Bad news. Looks like I am going to have to sit out the revolution. Had a doctor's appointment this morning. I will need to have some surgery in the coming days and then a fairly long recovery it appears. I can't seem to catch a break. Indeed, I have reached my breaking point. And since I go on some powerful antibiotics tonight, it looks like my drinking days are over for awhile. I won't have the bottle to help me cope.
I'm kind of bummed.
Life was so much more fun when I was going to break hearts and live forever.
Such is a fool's life.
I'll know more on Thursday when I see the surgeon.
I am trying to get back into reading shape. In grad school, I used to read two or three novels a week. Closely. I mean, I had to pay attention, take notes, etc. That was in addition to the critical articles and handouts. I haven't read like that for a long time now. It has been taking me weeks to finish any novel I start. But I have a stack of books I'm about to tackle. Some are things I need to read again. They aren't called "classics" just because they're old, as they saying goes.
I threw away a lot of my grad school material when I left the factory, but that's o.k. There is plenty of new scholarship to read and either absorb or reject. My own seemed musty anyway.

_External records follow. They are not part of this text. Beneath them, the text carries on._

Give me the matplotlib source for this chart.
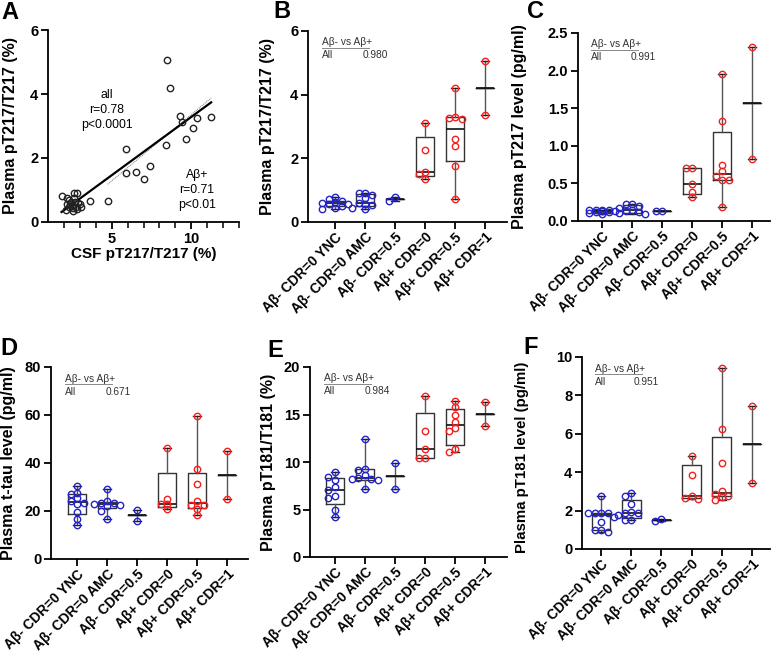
import numpy as np
import matplotlib
matplotlib.use('Agg')
import matplotlib.pyplot as plt
from matplotlib.ticker import FixedLocator

plt.rcParams['font.family'] = ['Liberation Sans', 'DejaVu Sans']
plt.rcParams['axes.linewidth'] = 1.3

# ---------------- data ----------------
categories = ['Aβ- CDR=0 YNC', 'Aβ- CDR=0 AMC', 'Aβ- CDR=0.5',
              'Aβ+ CDR=0', 'Aβ+ CDR=0.5', 'Aβ+ CDR=1']

# Panel A : CSF vs plasma pT217/T217 (%)
csf_neg = [3.65, 1.85, 2.17, 2.65, 2.85, 2.44, 2.33, 2.54, 2.79, 3.06, 2.70,
           2.65, 2.40, 2.85, 2.10, 2.20, 2.50, 2.90, 2.60, 2.30, 3.00]
plasma_neg = [0.65, 0.81, 0.74, 0.90, 0.92, 0.64, 0.48, 0.43, 0.48, 0.48, 0.64,
              0.74, 0.56, 0.40, 0.38, 0.55, 0.50, 0.60, 0.35, 0.70, 0.55]
csf_pos = [8.48, 8.65, 9.31, 9.42, 10.35, 11.25, 10.10, 9.67, 8.42, 5.92,
           7.42, 5.90, 6.54, 7.02, 4.75]
plasma_pos = [5.05, 4.20, 3.32, 3.11, 3.25, 3.28, 2.95, 2.58, 2.40, 2.28,
              1.75, 1.52, 1.56, 1.33, 0.66]

# Panel B : plasma pT217/T217 (%)
b_vals = [
    [0.42, 0.45, 0.50, 0.55, 0.58, 0.60, 0.62, 0.66, 0.72, 0.80],
    [0.42, 0.45, 0.53, 0.58, 0.60, 0.74, 0.85, 0.92, 0.92],
    [0.65, 0.80],
    [1.34, 1.52, 1.57, 2.25, 3.11],
    [0.71, 1.76, 2.38, 2.62, 3.25, 3.27, 3.30, 4.20],
    [3.37, 5.05],
]
# Panel C : plasma pT217 level (pg/ml)
c_vals = [
    [0.09, 0.11, 0.12, 0.12, 0.13, 0.13, 0.14, 0.14, 0.15, 0.15],
    [0.09, 0.10, 0.12, 0.13, 0.15, 0.17, 0.20, 0.22, 0.23],
    [0.13, 0.13],
    [0.315, 0.39, 0.49, 0.71, 0.71],
    [0.19, 0.54, 0.54, 0.60, 0.66, 0.75, 1.33, 1.95],
    [0.83, 2.32],
]
# Panel D : plasma t-tau level (pg/ml)
d_vals = [
    [14.2, 16.5, 19.7, 23.0, 23.5, 24.0, 25.3, 27.0, 27.4, 30.5],
    [16.6, 20.2, 22.0, 22.5, 23.0, 23.2, 23.5, 24.0, 29.0],
    [16.0, 20.6],
    [20.7, 22.8, 22.8, 24.9, 46.4],
    [18.2, 20.8, 22.6, 22.6, 24.3, 31.3, 37.6, 59.5],
    [24.9, 45.1],
]
# Panel E : plasma pT181/T181 (%)
e_vals = [
    [4.2, 4.95, 6.2, 6.45, 7.1, 7.4, 8.1, 8.46, 8.9],
    [7.2, 8.1, 8.2, 8.25, 8.3, 8.6, 9.2, 9.3, 12.4],
    [7.2, 9.9],
    [10.4, 10.4, 11.4, 13.3, 17.0],
    [11.1, 11.35, 13.3, 13.55, 14.25, 14.9, 15.75, 16.45],
    [13.8, 16.35],
]
# Panel F : plasma pT181 level (pg/ml)
f_vals = [
    [0.88, 0.98, 1.00, 1.40, 1.68, 1.85, 1.86, 1.88, 1.90, 2.75],
    [1.50, 1.52, 1.75, 1.85, 1.90, 1.92, 2.35, 2.75, 2.92],
    [1.47, 1.56],
    [2.62, 2.65, 2.78, 3.87, 4.86],
    [2.55, 2.72, 2.78, 2.85, 3.02, 4.50, 6.25, 9.44],
    [3.45, 7.46],
]

p_values = {'B': '0.980', 'C': '0.991', 'D': '0.671', 'E': '0.984', 'F': '0.951'}
y_labels = {'B': 'Plasma pT217/T217 (%)', 'C': 'Plasma pT217 level (pg/ml)',
            'D': 'Plasma t-tau level (pg/ml)', 'E': 'Plasma pT181/T181 (%)',
            'F': 'Plasma pT181 level (pg/ml)'}
y_ticks = {'B': [0, 2, 4, 6], 'C': [0.0, 0.5, 1.0, 1.5, 2.0, 2.5],
           'D': [0, 20, 40, 60, 80], 'E': [0, 5, 10, 15, 20],
           'F': [0, 2, 4, 6, 8, 10]}
y_ticklabels = {'B': ['0', '2', '4', '6'],
                'C': ['0.0', '0.5', '1.0', '1.5', '2.0', '2.5'],
                'D': ['0', '20', '40', '60', '80'],
                'E': ['0', '5', '10', '15', '20'],
                'F': ['0', '2', '4', '6', '8', '10']}

BLUE = '#2323c8'
RED = '#f42020'
group_colors = [BLUE, BLUE, BLUE, RED, RED, RED]

# ---------------- figure ----------------
W, H = 775, 660
fig = plt.figure(figsize=(W / 100, H / 100), dpi=100)


def add_ax(l, r, t, b):
    return fig.add_axes([l / W, (H - b) / H, (r - l) / W, (b - t) / H])


def style(ax):
    for s in ['top', 'right']:
        ax.spines[s].set_visible(False)
    ax.tick_params(axis='both', which='major', length=5, width=1.3,
                   labelsize=10.5, pad=2)
    for lab in ax.get_xticklabels() + ax.get_yticklabels():
        lab.set_fontweight('bold')


def swarm_offsets(vals, px_per_unit, unit_px, dpx=6.5, diam=5.0):
    vals = np.asarray(vals, float)
    order = np.argsort(-vals, kind='stable')
    placed = []
    offs = np.zeros(len(vals))
    for i in order:
        y = vals[i] * px_per_unit
        best, best_d = 0.0, -1.0
        for k in [0, -1, 1, -2, 2]:
            xo = k * dpx
            d = min([np.hypot(xo - px, y - py) for px, py in placed],
                    default=1e9)
            if d >= diam:
                best = xo
                break
            if d > best_d + 0.5:
                best, best_d = xo, d
        placed.append((best, y))
        offs[i] = best / unit_px
    return offs


def box_panel(ax, data, key, ylim, xlim, axh_px, axw_px, label_size=11.5):
    ax.set_xlim(*xlim)
    ax.set_ylim(*ylim)
    px_per_unit = axh_px / (ylim[1] - ylim[0])
    unit_px = axw_px / (xlim[1] - xlim[0])
    stats = []
    for vals in data:
        v = np.asarray(vals, float)
        med = np.median(v)
        if len(v) >= 3:
            q1, q3 = np.percentile(v, [25, 75], method='weibull')
        else:
            med = v.mean()
            q1 = q3 = med
        stats.append(dict(med=med, q1=q1, q3=q3, whislo=v.min(),
                          whishi=v.max(), fliers=[]))
    ax.bxp(stats, positions=range(len(data)), widths=0.62, capwidths=0.26,
           showfliers=False, patch_artist=False,
           boxprops=dict(color='#333333', linewidth=1.0),
           whiskerprops=dict(color='#555555', linewidth=1.0),
           capprops=dict(color='#222222', linewidth=1.0),
           medianprops=dict(color='#111111', linewidth=1.2))
    for i, vals in enumerate(data):
        offs = swarm_offsets(vals, px_per_unit, unit_px)
        ax.plot(i + offs, vals, 'o', ms=4.6, mfc='none', mec=group_colors[i],
                mew=1.0, zorder=5, clip_on=False)
    ax.set_xticks(range(len(categories)))
    ax.set_xticklabels(categories, rotation=45, ha='right',
                       rotation_mode='anchor', fontsize=10, fontweight='bold')
    ax.set_yticks(y_ticks[key])
    ax.set_yticklabels(y_ticklabels[key])
    ax.set_ylabel(y_labels[key], fontsize=label_size, fontweight='bold')
    style(ax)
    ax.tick_params(axis='x', labelsize=10, pad=1)
    # small statistics table
    wfrac = 47.0 / axw_px
    ax.text(0.07, 0.94, 'Aβ- vs Aβ+', transform=ax.transAxes, fontsize=7.3,
            color='#333333', ha='left', va='center')
    ax.plot([0.07, 0.07 + wfrac], [0.912, 0.912], transform=ax.transAxes,
            color='#888888', lw=0.7, clip_on=False)
    ax.text(0.07, 0.872, 'All', transform=ax.transAxes, fontsize=7.3,
            color='#333333', ha='left', va='center')
    ax.text(0.275, 0.872, p_values[key], transform=ax.transAxes, fontsize=7.3,
            color='#333333', ha='left', va='center')


# ---- Panel A ----
axA = add_ax(48, 239, 30, 222)
axA.set_xlim(1, 13)
axA.set_ylim(0, 6)
x_all = np.array(csf_neg + csf_pos)
y_all = np.array(plasma_neg + plasma_pos)
axA.plot(x_all, y_all, 'o', ms=4.6, mfc='none', mec='#222222', mew=1.0,
         zorder=4, clip_on=False)
k_all, b_all = np.polyfit(x_all, y_all, 1)
xs = np.array([x_all.min(), x_all.max()])
axA.plot(xs, k_all * xs + b_all, color='black', lw=1.6, zorder=3)
k_pos, b_pos = np.polyfit(csf_pos, plasma_pos, 1)
xp = np.array([min(csf_pos), max(csf_pos)])
axA.plot(xp, k_pos * xp + b_pos, color='#777777', lw=0.7, ls=(0, (1, 1)),
         zorder=2)
axA.set_yticks([0, 2, 4, 6])
axA.set_xticks([5, 10])
axA.xaxis.set_minor_locator(FixedLocator([2, 3, 4, 6, 7, 8, 9, 11, 12, 13]))
axA.tick_params(axis='x', which='minor', length=4, width=1.1)
axA.set_xlabel('CSF pT217/T217 (%)', fontsize=11, fontweight='bold',
               labelpad=1)
axA.set_ylabel('Plasma pT217/T217 (%)', fontsize=11.5, fontweight='bold')
style(axA)
axA.yaxis.set_label_coords(-0.155, 0.5)
axA.text(0.309, 0.583, 'all\nr=0.78\np<0.0001', transform=axA.transAxes,
         ha='center', va='center', fontsize=8.8, linespacing=1.3)
axA.text(0.78, 0.167, 'Aβ+\nr=0.71\np<0.01', transform=axA.transAxes,
         ha='center', va='center', fontsize=8.8, linespacing=1.3)

# ---- Panel B ----
axB = add_ax(308, 507, 31, 222)
box_panel(axB, b_vals, 'B', (0, 6), (-0.9, 5.73), 191, 199)
axB.yaxis.set_label_coords(-0.165, 0.5)

# ---- Panel C ----
axC = add_ax(578, 770, 33, 221)
box_panel(axC, c_vals, 'C', (0, 2.5), (-0.8, 5.6), 188, 192)
axC.yaxis.set_label_coords(-0.265, 0.5)

# ---- Panel D ----
axD = add_ax(51, 248, 367, 559)
box_panel(axD, d_vals, 'D', (0, 80), (-0.87, 5.7), 192, 197)
axD.yaxis.set_label_coords(-0.18, 0.5)

# ---- Panel E ----
axE = add_ax(310, 507, 367, 557)
box_panel(axE, e_vals, 'E', (0, 20), (-0.83, 5.73), 190, 197)
axE.yaxis.set_label_coords(-0.175, 0.5)

# ---- Panel F ----
axF = add_ax(582, 770, 357, 549)
box_panel(axF, f_vals, 'F', (0, 10), (-0.63, 5.6), 192, 188, label_size=10.8)
axF.yaxis.set_label_coords(-0.28, 0.48)

# panel letters
for letter, (px, py) in {'A': (1, 19), 'B': (273, 18), 'C': (527, 18),
                         'D': (0, 355), 'E': (267, 357),
                         'F': (523, 354)}.items():
    fig.text(px / W, (H - py) / H, letter, fontsize=17, fontweight='bold',
             ha='left', va='baseline')

fig.savefig('out.png', dpi=100)
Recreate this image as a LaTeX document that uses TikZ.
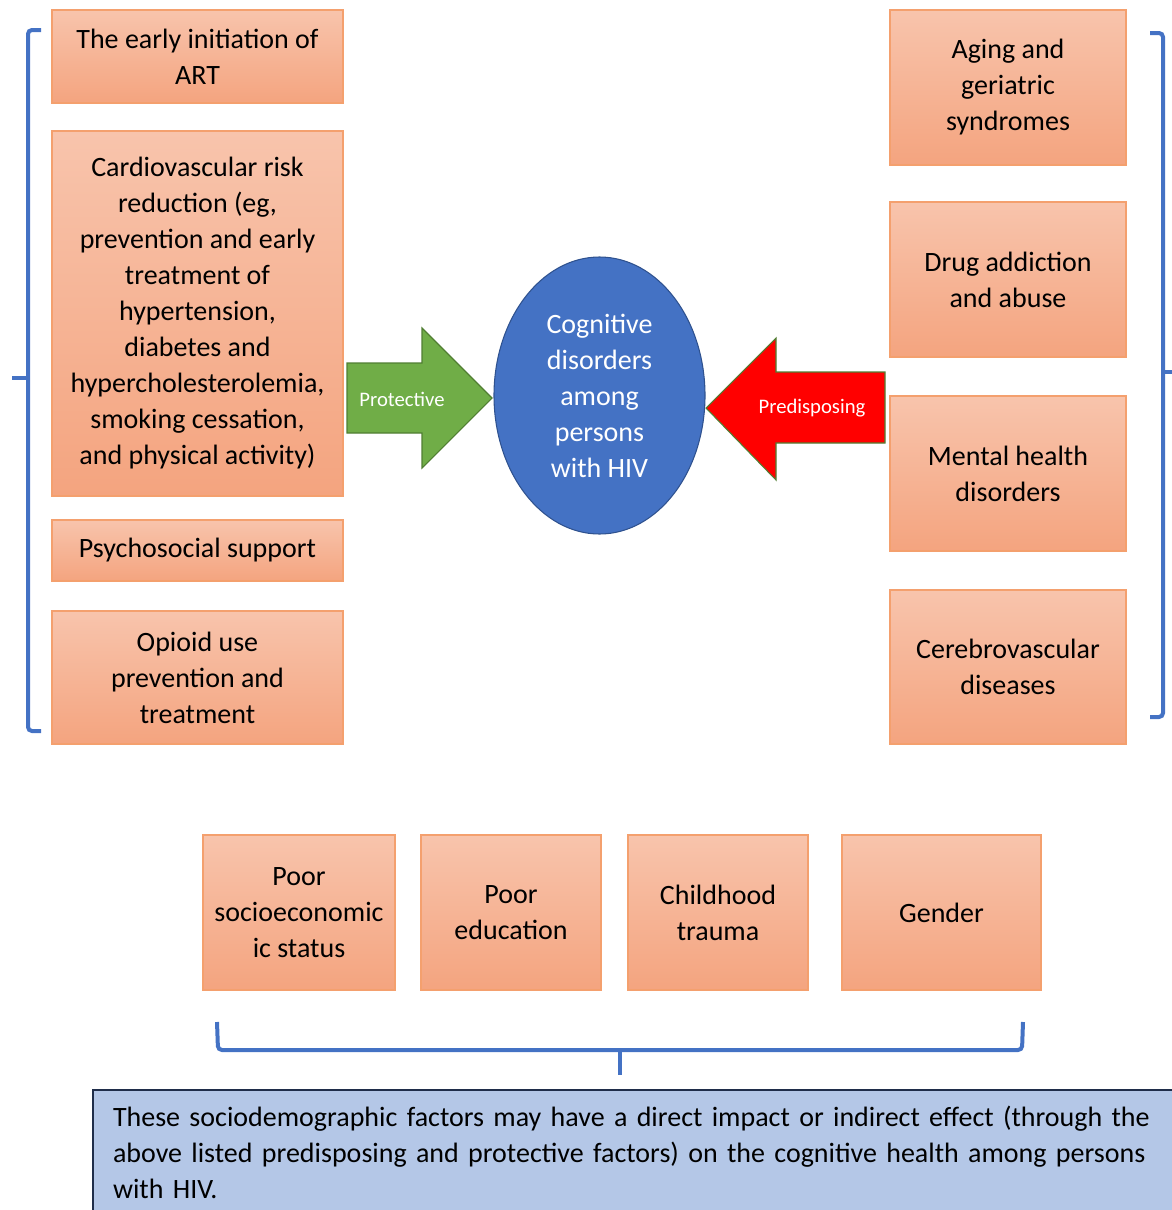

I remember standing on that stretch of road beside the gray Atlantic on the recently closed but still restricted Naval Base on Key West. I was staying on a sailboat at dock there. This was taken on New Year's Day. I'd spent New Year's Eve with some people I knew, business owners and drug dealers from around the country, drinking expensive liquors and eschewing the endless lines of cocaine that stretched across multiple tables. We ate at an upscale restaurant that overlooked the ocean. A few tables away was the chief of police and his party. At another table was the fire chief. I can barely remember what happened after dinner, though I do know that the chief of police and the fire chief both disappeared with a huge stash of confiscated drugs. This was all happening during the Cuban Flotilla. One of my friends, a Mayoral candidate, got boarded by the Coast Guard in his beautiful wooden sailboat on his way back from Jamaica. They were looking for Cubans. That isn't what they found. These were the Reagan years. His lawyers pushed things down the road for awhile, but eventually he went to prison.
Me? I was an observer of all things. I was thrilled by the danger and adventure and expensive bravado these "characters" evoked. I was but a naif, a wide-eyed observer allowed a peek behind the curtain. I was weighing my possibilities.
Oh, yea. . . that is what I remember, if you care to believe me. . . I was cool like that.